I am looking at getting an American Models train with sound. I will be powering it with a ZW and wanted to know the cheapest way to control the sounds.



Thanks,

Mike


----------



## flyernut (Oct 31, 2010)

logcruiser said:


> I am looking at getting an American Models train with sound. I will be powering it with a ZW and wanted to know the cheapest way to control the sounds.
> 
> 
> 
> ...


Sorry Mike, I can't help you. Try GunrunnerJohn.. He's the expert on anything electronic..And welcome to the forum..


----------



## llskis (Apr 11, 2013)

logcruiser said:


> I am looking at getting an American Models train with sound. I will be powering it with a ZW and wanted to know the cheapest way to control the sounds.
> Thanks,
> 
> Mike


> FWIW: I use Lionel TMCC. It not only controls all the bells and whistles but the speed of the train also. IIRC: American Models also has controls for these; see their webpage. Larry


----------



## AmFlyer (Mar 16, 2012)

Larry, I agree with you. When I first saw this and replied on another forum I did not include that excellent option because the OP requested the cheapest solution with one AM engine. When the engine fleet expands this would in the long run be the best approach. 
I have all my AM engines converted to TMCC and Railsounds at Goldinhands but that is an even more expensive solution than using TMCC to control the track voltage.


----------



## AFGP9 (Apr 8, 2015)

I have been using TMCC on my A/F layout for 2 years now. Best thing I ever did. The AC power control is as good as DC in terms of engine slow start up. My power source is a Lionel ZW. I just set the handle to 18 volts and the rest is done with the hand held controller.

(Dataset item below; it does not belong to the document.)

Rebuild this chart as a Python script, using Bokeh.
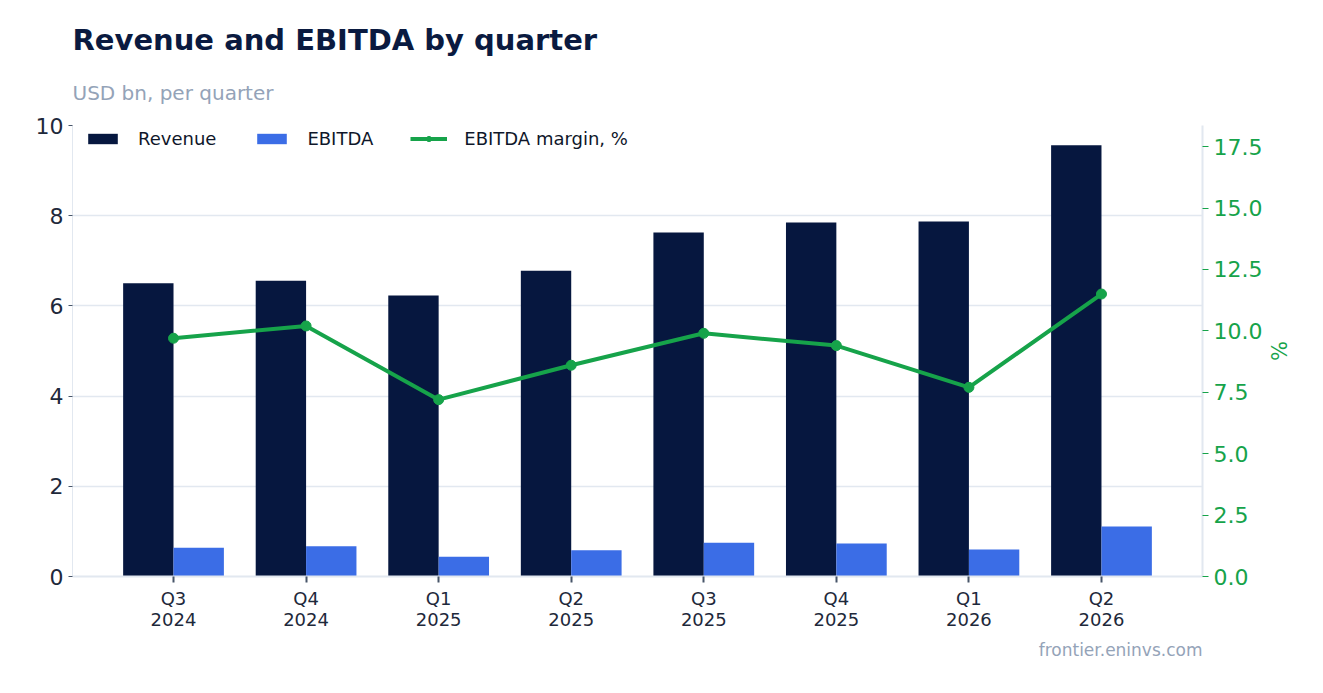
from bokeh.plotting import figure
from bokeh.models import (Range1d, LinearAxis, Title, Legend, LegendItem,
                          FixedTicker, NumeralTickFormatter, ColumnDataSource)
from bokeh.transform import dodge
from bokeh.embed import file_html
from bokeh.resources import INLINE

quarters = ["Q3 2024", "Q4 2024", "Q1 2025", "Q2 2025", "Q3 2025", "Q4 2025", "Q1 2026", "Q2 2026"]
tick_labels = ["Q3\n2024", "Q4\n2024", "Q1\n2025", "Q2\n2025", "Q3\n2025", "Q4\n2025", "Q1\n2026", "Q2\n2026"]
revenue = [6.50, 6.56, 6.23, 6.78, 7.63, 7.85, 7.87, 9.56]
ebitda = [0.64, 0.67, 0.44, 0.58, 0.75, 0.73, 0.60, 1.11]
margin = [9.7, 10.2, 7.2, 8.6, 9.9, 9.4, 7.7, 11.5]
left_ticks = [0, 2, 4, 6, 8, 10]
right_ticks = [0, 2.5, 5, 7.5, 10, 12.5, 15, 17.5]

NAVY = "#06173F"
BLUE = "#3B6DE6"
GREEN = "#16A34A"
GRID = "#E2E8F0"
GRAY = "#94A3B8"
DARK = "#1E293B"
FONT = "DejaVu Sans"

xs = list(range(len(quarters)))
src = ColumnDataSource(dict(x=xs, q=quarters, revenue=revenue, ebitda=ebitda, margin=margin))

p = figure(width=1310, height=685, x_range=Range1d(-0.762, len(quarters) - 1 + 0.762),
           y_range=Range1d(0, 10), output_backend="svg", toolbar_location=None,
           min_border_left=72, min_border_right=108, min_border_top=125, min_border_bottom=109)
p.extra_y_ranges = {"pct": Range1d(0, 18.36)}
p.outline_line_color = None
p.background_fill_color = "white"
p.border_fill_color = "white"

r1 = p.vbar(x=dodge("x", -0.19), top="revenue", width=0.38, source=src,
            fill_color=NAVY, line_color=None)
r2 = p.vbar(x=dodge("x", 0.19), top="ebitda", width=0.38, source=src,
            fill_color=BLUE, line_color=None)
l1 = p.line(x="x", y="margin", source=src, y_range_name="pct", line_color=GREEN, line_width=4)
s1 = p.scatter(x="x", y="margin", source=src, y_range_name="pct", size=10,
               fill_color=GREEN, line_color=GREEN)

# axes
p.xgrid.grid_line_color = None
p.ygrid.grid_line_color = GRID
p.ygrid.grid_line_width = 1.5

p.xaxis.ticker = FixedTicker(ticks=xs)
p.xaxis.major_label_overrides = {i: t for i, t in zip(xs, tick_labels)}
p.xaxis.major_label_text_font = FONT
p.xaxis.major_label_text_font_size = "18px"
p.xaxis.major_label_text_color = DARK
p.xaxis.major_label_text_line_height = 1.0
p.xaxis.axis_line_color = GRID
p.xaxis.axis_line_width = 2
p.xaxis.major_tick_line_color = "#475569"
p.xaxis.major_tick_line_width = 2
p.xaxis.major_tick_out = 6
p.xaxis.major_tick_in = 0
p.xaxis.minor_tick_line_color = None

p.yaxis.ticker = FixedTicker(ticks=left_ticks)
p.yaxis.major_label_text_font = FONT
p.yaxis.major_label_text_font_size = "22px"
p.yaxis.major_label_text_color = DARK
p.yaxis.axis_line_color = GRID
p.yaxis.major_tick_line_color = "#475569"
p.yaxis.major_tick_out = 4
p.yaxis.major_tick_in = 0
p.yaxis.minor_tick_line_color = None

ax2 = LinearAxis(y_range_name="pct", ticker=FixedTicker(ticks=right_ticks),
                 formatter=NumeralTickFormatter(format="0.0"), axis_label="%")
ax2.major_label_text_font = FONT
ax2.major_label_text_font_size = "22px"
ax2.major_label_text_color = GREEN
ax2.axis_label_text_font = FONT
ax2.axis_label_text_font_size = "21px"
ax2.axis_label_text_color = GREEN
ax2.axis_label_text_font_style = "normal"
ax2.axis_label_standoff = 1
ax2.axis_line_color = GRID
ax2.axis_line_width = 2
ax2.major_tick_line_color = GREEN
ax2.major_tick_out = 6
ax2.major_tick_in = 0
ax2.minor_tick_line_color = None
p.add_layout(ax2, "right")

legend = Legend(items=[LegendItem(label="Revenue", renderers=[r1]),
                       LegendItem(label="EBITDA", renderers=[r2]),
                       LegendItem(label="EBITDA margin, %", renderers=[l1, s1])],
                orientation="horizontal", location=(12, 427), padding=4, margin=0,
                glyph_width=37, glyph_height=13, label_standoff=17, spacing=37,
                label_text_font=FONT, label_text_font_size="18px", label_text_color="#0F172A",
                border_line_color=None, background_fill_alpha=0)
p.add_layout(legend)

sub = Title(text="USD bn, per quarter", text_font=FONT, text_font_size="20px",
            text_font_style="normal", text_color=GRAY, align="left", standoff=41)
p.add_layout(sub, "above")
main = Title(text="Revenue and EBITDA by quarter", text_font=FONT, text_font_size="29px",
             text_font_style="bold", text_color="#0A1A40", align="left", standoff=4)
p.add_layout(main, "above")

foot = Title(text="frontier.eninvs.com", text_font=FONT, text_font_size="17px",
             text_font_style="normal", text_color=GRAY, align="right", standoff=10)
p.add_layout(foot, "below")

open("out.html", "w").write(file_html(p, INLINE))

Even turnouts. There was a learning curve but not that much. Except for the ZW, my layout is 100% A/F. I did not convert any of my locomotives to TMCC. Using track control power works fine. The only sounds I want are the chugging sounds with the smoke. 
I did check the Golden Hands change over and I thought better of it. I will say since TMCC is discontinued, finding new sets may be difficult. There are some used on eBay from time to time but it won't be cheap. It is possible to find all the pieces needed to complete a TMCC set up. Sometimes the pieces needed are new individually and you can construct a needed power set this way.


----------